From my all time favorite episodes like the aptly named 2 part episode Two Face.  The fall of Harvey Dent and the rise of Two Face, crescendoed with the epic shot of Two Face’s reveal at the end of episode 1 with a brief flash of lighting to glimpse at the damage the acid had done to Dent.  Richard Moll, best known as Bull from Night Court, gave a lifetime performance as Two Face that I think he has yet to reach again.

Or Heart of Ice, the introduction of Mr Freeze.  Then there’s Beware the Grey Ghost that got Adam West in on the action.  How about Almost Got ‘Im, where Batman’s greatest enemies sit around a poker table and tell tales about how they almost defeated the Bat.  What about what The Demon’s Quest, which introduces Ra’s Al Ghul.  Then there’s possibly the best Joker episode Joker’s Favor, which a man lives in fear for years for a favor he owes the Joker after he cut him off in traffic one night.  If you go to the later season when the character model animations changed, there’s Growing Pains, where a Tim Drake Robin tries to protect a young girl with no memory from a violent man who turns out the be Clayface.

Then there’s Over the Edge.  One of the most daring episodes I’ve ever seen taken on daytime TV in which Batman, Robin and Nightwing are being hunted by Commissioner Gordon and the entire Gotham PD after Scarecrow kills Batgirl by throwing her from a skyscraper’s roof onto Gordon’s squad car.  This episode is a masterpiece of writing that I revisit often.  But, that’s just a handful, there are over 80 episodes to choose from, and there is not a bad one in the lot.
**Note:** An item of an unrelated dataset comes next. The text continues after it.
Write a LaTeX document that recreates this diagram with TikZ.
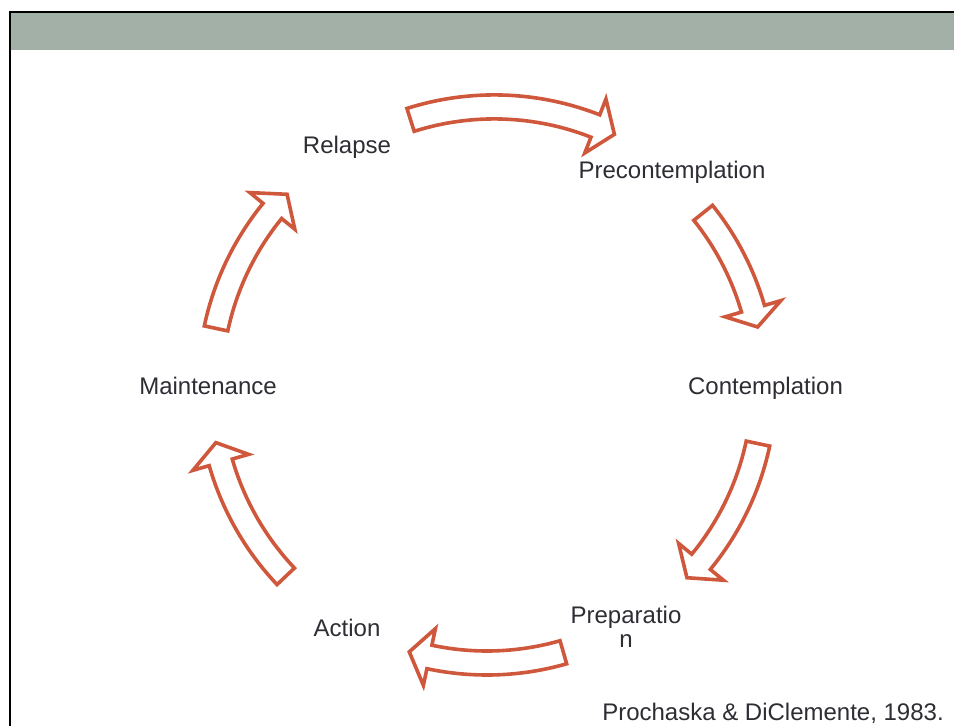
\documentclass[tikz,border=0pt]{standalone}
\usepackage{fontspec}
\setmainfont{Liberation Sans}
\definecolor{band}{RGB}{163,176,168}
\definecolor{arrowc}{RGB}{207,88,60}
\definecolor{txt}{RGB}{45,45,52}
\newcommand\cycarrow[4][487,-386]{%
  \draw[arr,shift={(#1)}] (#2:289) arc[start angle=#2,end angle=#3,radius=289]
    -- (#3:306) -- (#4:277) -- (#3:248) -- (#3:265)
    arc[start angle=#3,end angle=#2,radius=265] -- cycle;}
\begin{document}
\begin{tikzpicture}[x=1pt,y=1pt,
  arr/.style={draw=arrowc, line width=3.6pt, fill=white, line join=miter},
  lbl/.style={text=txt, font=\fontsize{24}{24}\selectfont, anchor=base, inner sep=0pt}]
\useasboundingbox (0,0) rectangle (954,-726);
\fill[band] (11,-13) rectangle (954,-50);
\draw[line width=2.3pt] (10,-726) -- (10,-12) -- (954,-12);
% arrows
\cycarrow[494.3,-383.9]{107.6}{68.6}{64.3}
\cycarrow{38.7}{16.2}{12.3}
\cycarrow{-12}{-39.4}{-43.8}
\cycarrow{-74}{-102}{-106.3}
\cycarrow{-136.6}{-164}{-168.2}
\cycarrow{168}{140.8}{136.2}
% labels
\node[lbl] (relapse) at (347,-153) {Relapse};
\node[lbl] (precon) at (672,-178) {Precontemplation};
\node[lbl] (contem) at (765.5,-394) {Contemplation};
\node[lbl] (prepa) at (626,-623) {Preparatio};
\node[lbl] (prepb) at (626,-647) {n};
\node[lbl] (action) at (347,-636) {Action};
\node[lbl] (maint) at (208,-394) {Maintenance};
\node[lbl] (cite) at (773,-720) {Prochaska \& DiClemente, 1983.};
\end{tikzpicture}
\end{document}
In 1992, there was NOTHING like this on TV.  Japan might have been coming close to doing something like Batman TAS, but it was still years off.  Instead, a group of talented fans got together to show the world something that titans like Walt Disney, Ralph Bakshi and Don Bluth knew.  Animation isn’t just for children.  20 years later, Batman is still at his peek of popularity.  This show remains a cornerstone of quality to anyone who’s watched it.  It spawned a Superman series, a future spin off in Batman Beyond, and 2 Justice League series.  Batman: The Animated Series is to animation what the Godfather is to film.  Without it, I dare say that a lot of the shows we love today would not be around because of it.